The five things you need to know on Wednesday May 25, 2016…

1) IFS AND BUTS

David Cameron has landed in Japan for the G7 summit. But back home George Osborne can approach PMQs fully armed with the Institute for Fiscal Studies’s howitzer of an anti-Brexit report. Its warning of two extra years of austerity, with the UK up to £40bn worse off, should give the Chancellor even more protection from Eurosceptic potshots than a David Gauke-shaped human shield.

Now, we hacks often prefix the IFS with the phrase ‘highly respected’, so it seems something of a PR blunder for Vote Leave to go in with both feet, studs showing today. Calling the IFS the "paid-up propaganda arm of the European Commission”, simply because it received some Brussels cash for academic work, is an insult to the integrity of its economists - and to the intelligence of the public.

For although the Treasury and OBR have frequently got their forecasts disastrously wrong in the past, the IFS has a consistent record of exposing the ‘black holes’ (and Budget blunders) facing both Labour and Tory Chancellors. It shouldn't take long to dig up some pro-IFS quotes by Brexiters who cited it against Gordon Brown in the past.
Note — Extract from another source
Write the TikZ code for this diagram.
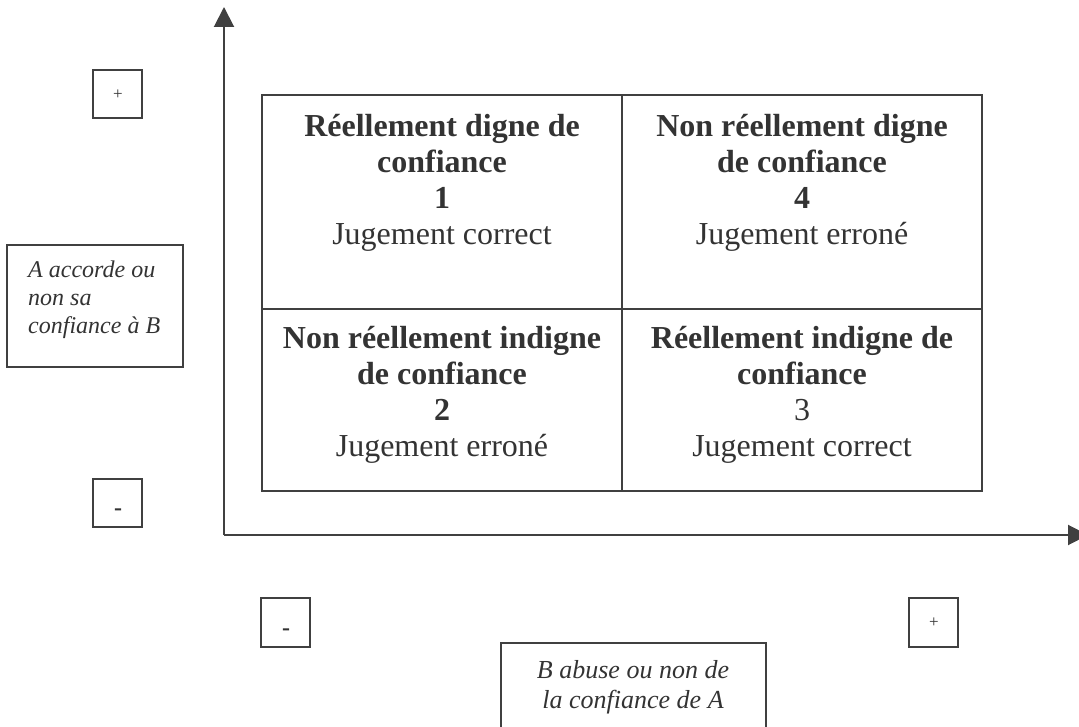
\documentclass[tikz,border=0pt]{standalone}
\usepackage{fontspec}
\setmainfont{Liberation Serif}
\usetikzlibrary{arrows.meta}
\definecolor{ink}{HTML}{404040}
\definecolor{txt}{HTML}{333333}
\begin{document}
\begin{tikzpicture}[x=1pt,y=-1pt,
  frame/.style={draw=ink,line width=2pt,inner sep=0pt,outer sep=0pt},
  cell/.style={anchor=north,inner sep=0pt,align=center,text=txt,font=\fontsize{32}{36}\selectfont},
  note/.style 2 args={anchor=north,inner sep=0pt,text=txt,font=\fontsize{#1}{#2}\selectfont\itshape},
  sign/.style={inner sep=0pt,text=txt},
  axis/.style={draw=ink,line width=2pt,-{Triangle[length=20pt,width=20pt]}}]
\useasboundingbox (0,0) rectangle (1079,727);
% axes
\coordinate (O) at (224,535);
\coordinate (ytip) at (224,7);
\coordinate (xtip) at (1088,535);
\draw[axis] (O) -- (ytip);
\draw[axis] (O) -- (xtip);
% grid
\draw[frame] (262,95) rectangle (982,491);
\draw[frame] (622,95) -- (622,491);
\draw[frame] (262,309) -- (982,309);
% cell texts
\node[cell] (c1) at (442,104) {\rule{0pt}{32pt}\textbf{Réellement digne de}\\\textbf{confiance}\\\textbf{1}\\Jugement correct};
\node[cell] (c4) at (802,104) {\rule{0pt}{32pt}\textbf{Non réellement digne}\\\textbf{de confiance}\\\textbf{4}\\Jugement erroné};
\node[cell] (c2) at (442,316) {\rule{0pt}{32pt}\textbf{Non réellement indigne}\\\textbf{de confiance}\\\textbf{2}\\Jugement erroné};
\node[cell] (c3) at (802,316) {\rule{0pt}{32pt}\textbf{Réellement indigne de}\\\textbf{confiance}\\3\\Jugement correct};
% left label
\node[frame,minimum width=176pt,minimum height=122pt] (lbox) at (95,306) {};
\node[note={24}{28},anchor=north west,align=left] (ltext) at (28,253) {\rule{0pt}{24pt}A accorde ou\\non sa\\confiance à B};
% bottom label
\node[frame,minimum width=265pt,minimum height=120pt] (bbox) at (633.5,703) {};
\node[note={26}{30},align=center] (btext) at (633,652) {\rule{0pt}{26pt}B abuse ou non de\\la confiance de A};
% sign boxes
\node[frame,minimum width=49pt,minimum height=48pt] (yplus) at (117.5,94) {};
\node[sign,font=\fontsize{17}{17}\selectfont] (yplust) at (118,95) {+};
\node[frame,minimum width=49pt,minimum height=48pt] (yminus) at (117.5,503) {};
\node[sign,font=\fontsize{24}{24}\selectfont\bfseries] (yminust) at (118,512) {-};
\node[frame,minimum width=49pt,minimum height=49pt] (xminus) at (285.5,622.5) {};
\node[sign,font=\fontsize{24}{24}\selectfont\bfseries] (xminust) at (286,632) {-};
\node[frame,minimum width=49pt,minimum height=49pt] (xplus) at (933.5,622.5) {};
\node[sign,font=\fontsize{17}{17}\selectfont] (xplust) at (934,623) {+};
\end{tikzpicture}
\end{document}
IFS chief Paul Johnson told Today that 10% of its funding came from European academic funding, but stressed ‘there’s no sum of money’ which would influence its verdicts. John Redwood didn't back off the claim though: “I think the IFS are part of this cosy establishment which desperately wants to keep us in the European Union...They do get money from European bodies”

All this heavy pounding on the economy is certainly causing jitters among some ministers in the Leave camp. The big poll leads for Remain this week may yet be turned round, but there’s dismay from some Eurosceps at how their own side has just had nothing to match the scale of the onslaught on trade and being ‘better off in’. Even the Telegraph today criticises the Leave camp for failing to match Remain ‘blow for blow’.

Nick Watt on Newsnight last night pointed out that focus groups have shown that Michael Gove’s speech in April caused real worries among older voters - his talk of ‘contagion’ being a good thing, plus his ‘Albania model’ on trade, the causes identified. In the FT today, the blame game has started, with Kippers and some Tories saying the official Vote Leave camp is “losing us this referendum”.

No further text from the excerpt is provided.